Are Virtual Meetings Low Quality Meetings?

As more and more of our meetings moved online during the pandemic, there has been an understandable desire to understand just how effective they were. A recent survey from Cambridge Judge Business and School and the Vitality Research Institute found that online meetings really haven’t been all that effective.

The study, which was based on over 1,000 workers from the Vitality financial services group, found that the number of meetings grew by 7.4% between June 2020 and December 2021. This time spent in meetings is not time well spent, however, as the study found that the meetings are typically of low quality.

Low-quality meetings

Such meetings are defined in a number of ways. For instance, participants could be multitasking throughout it, or they could double-book them with other meetings or tasks. They might even have participants with overly similar roles, which increases duplication.

“Low-quality meetings often translate into less productivity and high levels of multitasking can increase stress,” the researchers explain.

The findings emerged after data was automatically collected via Microsoft’s Workplace Analytics tool.
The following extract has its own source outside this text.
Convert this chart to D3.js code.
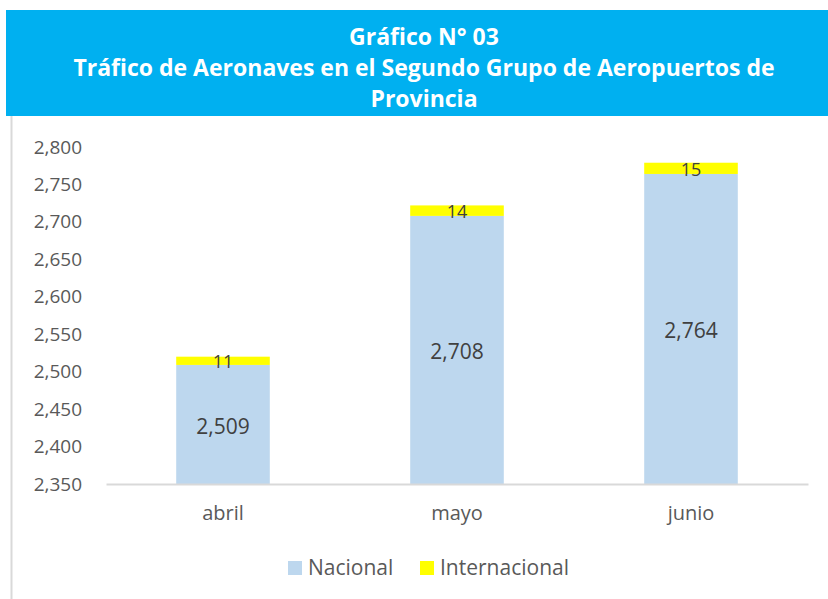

This data was then augmented by weekly surveys sent out to participants.

The researchers identified five key behaviors that they believed had the biggest impact on both our productivity at work and also our wellbeing:

  1. collaboration hours (meetings, calls, dealing with emails)
  2. low-quality meeting hours
  3. multitasking hours during meetings (including sending emails)
  4. “focus” hours (blocks of at least two hours with no meetings)
  5. workweek span (number of hours worked per week).

The work capacity of participants was captured according to their work energy, their anxiety and stress levels, their general satisfaction, and their work-life balance.

Less bang for our buck

“The relationships emerging from the data are clear: working longer (a higher workweek span), less productively (more low-quality meetings), and in arguably a more stressful manner (higher levels of multitasking) is associated with universally worse outcomes including a decline in work-life balance and quality of work,” the authors explain.

“More after-hours work predominantly affects one’s sense of work engagement but has no real impact on work productivity and quality. Increased focus hours affect work outcomes but not work engagement.”

The authors reason that while our transition towards remote and hybrid working over the past two years has been beneficial for some of us, it has certainly not been for all. They urge managers not to adopt a uniform approach to the matter that requires everyone to behave in the same way, whether that’s all coming in, all working remotely, or a combination of the two.